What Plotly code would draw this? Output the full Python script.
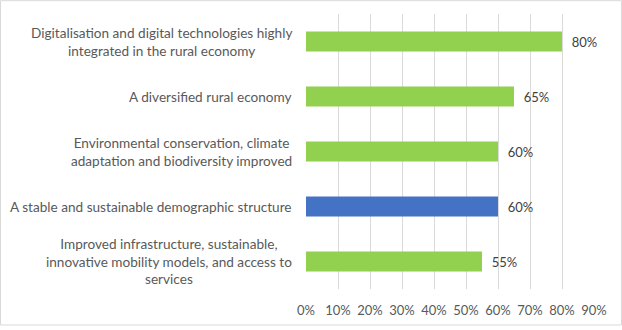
import plotly.graph_objects as go

categories = [
    "Digitalisation and digital technologies highly<br>integrated in the rural economy",
    "A diversified rural economy",
    "Environmental conservation, climate<br>adaptation and biodiversity improved",
    "A stable and sustainable demographic structure",
    "Improved infrastructure, sustainable,<br>innovative mobility models, and access to<br>services",
]
values = [0.80, 0.65, 0.60, 0.60, 0.55]
colors = ["#92D050", "#92D050", "#92D050", "#4472C4", "#92D050"]
x_ticks = [0, 0.1, 0.2, 0.3, 0.4, 0.5, 0.6, 0.7, 0.8, 0.9]

W, H = 622, 330
ml, mr, mt, mb = 306, 28, 14, 37
FONT = "Lato, Carlito, Calibri, sans-serif"

keys = [f"c{i}" for i in range(len(categories))]

fig = go.Figure(go.Bar(
    y=keys, x=values, orientation="h",
    marker=dict(color=colors, line=dict(width=0)),
    width=0.36,
    text=values, texttemplate="\u00a0\u00a0%{x:.0%}", textposition="outside",
    textfont=dict(family=FONT, size=13, color="#404040"),
    cliponaxis=False,
))

annotations = []
for k, c in zip(keys, categories):
    annotations.append(dict(
        x=0, xref="paper", y=k, yref="y", text=c, showarrow=False,
        xanchor="right", yanchor="middle", align="center", xshift=-12,
        font=dict(family=FONT, size=13.6, color="#595959"),
    ))

pw = W - ml - mr
ph = H - mt - mb
shapes = [dict(
    type="rect", xref="paper", yref="paper",
    x0=(0.5 - ml) / pw, x1=(W - 0.5 - ml) / pw,
    y0=(-(mb) + 0.5) / ph, y1=(ph + mt - 0.5) / ph,
    line=dict(color="#D9D9D9", width=1), fillcolor="rgba(0,0,0,0)", layer="below",
)]

fig.update_layout(
    width=W, height=H,
    margin=dict(l=ml, r=mr, t=mt, b=mb, pad=0),
    paper_bgcolor="white", plot_bgcolor="white",
    showlegend=False,
    annotations=annotations, shapes=shapes,
    xaxis=dict(
        range=[0, 0.9], tickvals=x_ticks, tickformat=".0%",
        showgrid=True, gridcolor="#D9D9D9", gridwidth=1,
        zeroline=False, showline=False,
        tickfont=dict(family=FONT, size=13, color="#595959"),
        ticks="", ticklabelstandoff=12,
        fixedrange=True,
    ),
    yaxis=dict(
        categoryorder="array", categoryarray=keys[::-1],
        autorange=True, showticklabels=False, showgrid=False,
        zeroline=False, showline=False, ticks="",
        fixedrange=True,
    ),
    bargap=0.64,
)

fig.write_html("out.html")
○ ○ ○ ○
**BRIEF:** Copy out the whole listing exactly, and don't carry over any pictures.

**OUTPUT BELOW:**
What Plotly code would draw this? Output the full Python script.
import plotly.graph_objects as go

categories = [
    "Digitalisation and digital technologies highly<br>integrated in the rural economy",
    "A diversified rural economy",
    "Environmental conservation, climate<br>adaptation and biodiversity improved",
    "A stable and sustainable demographic structure",
    "Improved infrastructure, sustainable,<br>innovative mobility models, and access to<br>services",
]
values = [0.80, 0.65, 0.60, 0.60, 0.55]
colors = ["#92D050", "#92D050", "#92D050", "#4472C4", "#92D050"]
x_ticks = [0, 0.1, 0.2, 0.3, 0.4, 0.5, 0.6, 0.7, 0.8, 0.9]

W, H = 622, 330
ml, mr, mt, mb = 306, 28, 14, 37
FONT = "Lato, Carlito, Calibri, sans-serif"

keys = [f"c{i}" for i in range(len(categories))]

fig = go.Figure(go.Bar(
    y=keys, x=values, orientation="h",
    marker=dict(color=colors, line=dict(width=0)),
    width=0.36,
    text=values, texttemplate="\u00a0\u00a0%{x:.0%}", textposition="outside",
    textfont=dict(family=FONT, size=13, color="#404040"),
    cliponaxis=False,
))

annotations = []
for k, c in zip(keys, categories):
    annotations.append(dict(
        x=0, xref="paper", y=k, yref="y", text=c, showarrow=False,
        xanchor="right", yanchor="middle", align="center", xshift=-12,
        font=dict(family=FONT, size=13.6, color="#595959"),
    ))

pw = W - ml - mr
ph = H - mt - mb
shapes = [dict(
    type="rect", xref="paper", yref="paper",
    x0=(0.5 - ml) / pw, x1=(W - 0.5 - ml) / pw,
    y0=(-(mb) + 0.5) / ph, y1=(ph + mt - 0.5) / ph,
    line=dict(color="#D9D9D9", width=1), fillcolor="rgba(0,0,0,0)", layer="below",
)]

fig.update_layout(
    width=W, height=H,
    margin=dict(l=ml, r=mr, t=mt, b=mb, pad=0),
    paper_bgcolor="white", plot_bgcolor="white",
    showlegend=False,
    annotations=annotations, shapes=shapes,
    xaxis=dict(
        range=[0, 0.9], tickvals=x_ticks, tickformat=".0%",
        showgrid=True, gridcolor="#D9D9D9", gridwidth=1,
        zeroline=False, showline=False,
        tickfont=dict(family=FONT, size=13, color="#595959"),
        ticks="", ticklabelstandoff=12,
        fixedrange=True,
    ),
    yaxis=dict(
        categoryorder="array", categoryarray=keys[::-1],
        autorange=True, showticklabels=False, showgrid=False,
        zeroline=False, showline=False, ticks="",
        fixedrange=True,
    ),
    bargap=0.64,
)

fig.write_html("out.html")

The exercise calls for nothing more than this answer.